Ahora bien: si no hay lenguaje crítico, a lo menos hay lenguaje culto. Eso es así, yo lo confieso y afirmo. Mas el lenguaje culto está tan lejos de ser vituperado en el púlpito y cátedra de los hombres doctos, que debe observarse en él con estrecho rigor. Culto viene del verbo colo, que significa pulir y adornar. Cicerón, pro Quinctio: Erat ei pecuaria res ampla et rustica sane bene culta et fructuosa. Así que, lenguaje culto es un modo de hablar bien trabajado y cultivado, no humilde ni desechado en ninguna manera; porque, si tal fuese, sería indigno de la gravedad del púlpito sagrado, indigno de las materias altas y divinas que en él se predican.

 

No se cansen los viejos con pensar que han de ir los mozos a su paso. Lo que en su tiempo fué bueno y muy estimado, ya no tiene precio ni estima: una edad sucede a otra, y en cada una corre su moneda, y la moneda corriente es sola la que vale. Y si hay algunos mozos tan al temple de los viejos, que gustan más del sencillo lenguaje, y aun inculto, de ellos, y quieren que les ponga la ceniza en la frente, yo lo haré. Digo que eso nace, o de cortedad de ingenio, o negligencia propria. Si es de lo primero, disimulo y callo; que no debo pedirles lo que naturaleza les negó; si de lo último, no quiero pasar por su descuido. Trabajen, desvélense en adquirir la elocución oratoria que el venerable púlpito pide; miren cómo y con qué ropa han de vestir diferentes conceptos; adónde han de alargar la hebra, adónde la han de tirar; dónde han de angelicarse y pisar las estrellas, dónde han de humillar la cerviz y coserse con la tierra; en las alabanzas sean difusos y floridos, en las reprensiones afectuosos y fervientes, en la doctrina claros, pero concisos; concisos, pero claros; en las descripciones ingeniosos y galanes, y en nada sin estudio y cuidado, trabajando que no parezca el trabajo, y cuidando que se disimule el cuidado.

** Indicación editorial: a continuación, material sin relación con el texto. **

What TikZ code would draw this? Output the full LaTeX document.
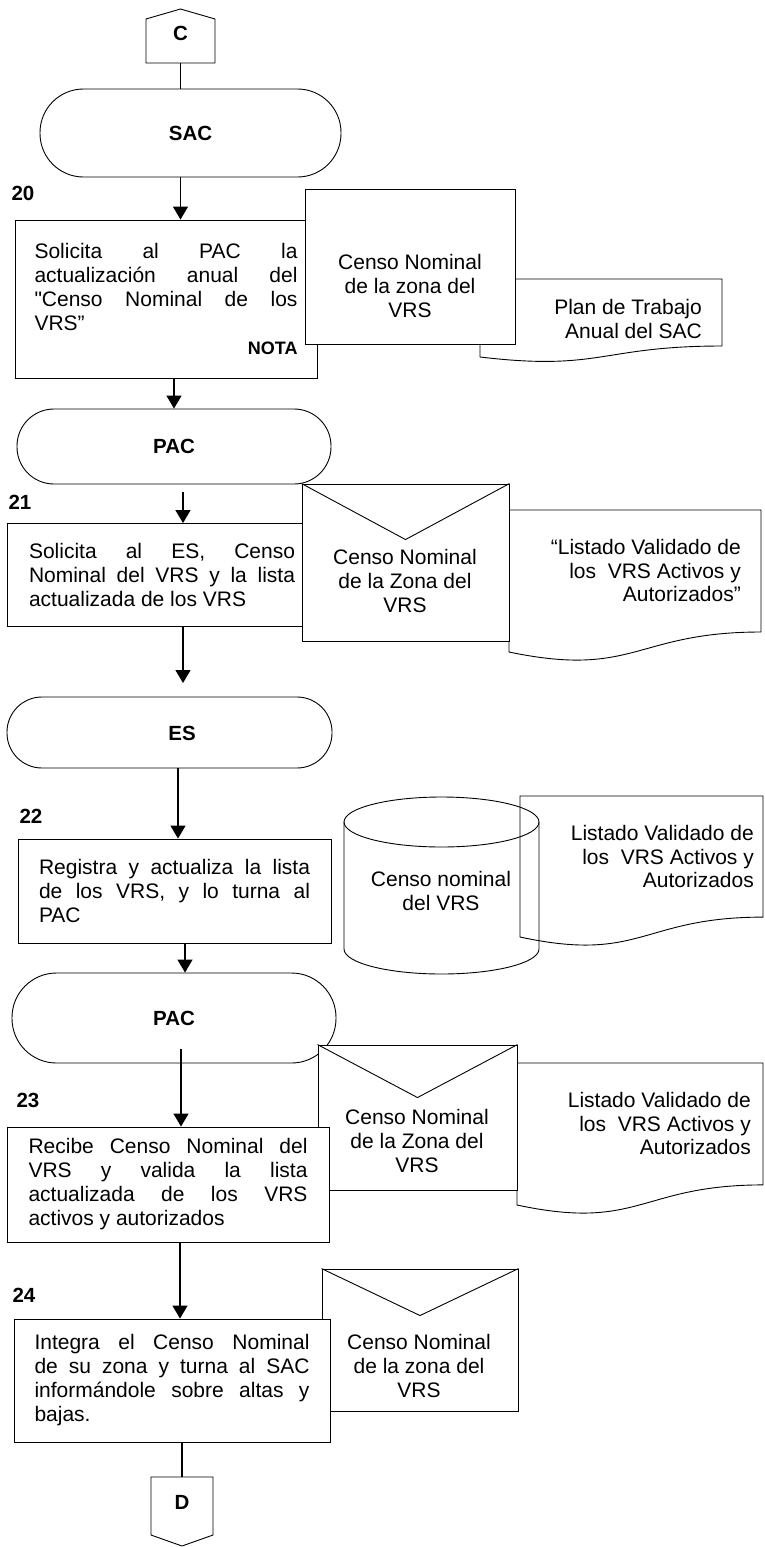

Todos los retóricos que hasta hoy han escrito del arte de la elocuencia, convienen en esto: que la retórica es arte de bien hablar, y que bien hablar es hablar culta, copiosa y elegantemente: Ornate, copiose et dilucide loqui. Tras esto dicen, uniformes, que el modo de hablar es tripartito: sublime, templado y humilde. El sublime toma para sí el orador, sea gentil, sea cristiano, y principalmente pertenece el grave, culto y levantado estilo al orador cristiano, digo al predicador evangélico, porque la materia que trata, no sólo es alta y grandílocua, pero divina. Y si al concepto han de seguir las palabras, siendo la doctrina que explica, enseña y persuade no menos que del cielo, no menos que del mismo Dios, las ropas con que se ha de vestir aquel concepto divino, necesariamente será sublime, elegante y culto.

 



[1] Lo que está en ladino (castellano antiguo) en el original, como toda palabra extranjera, aparece en cursiva en esta edición. (N. del E.)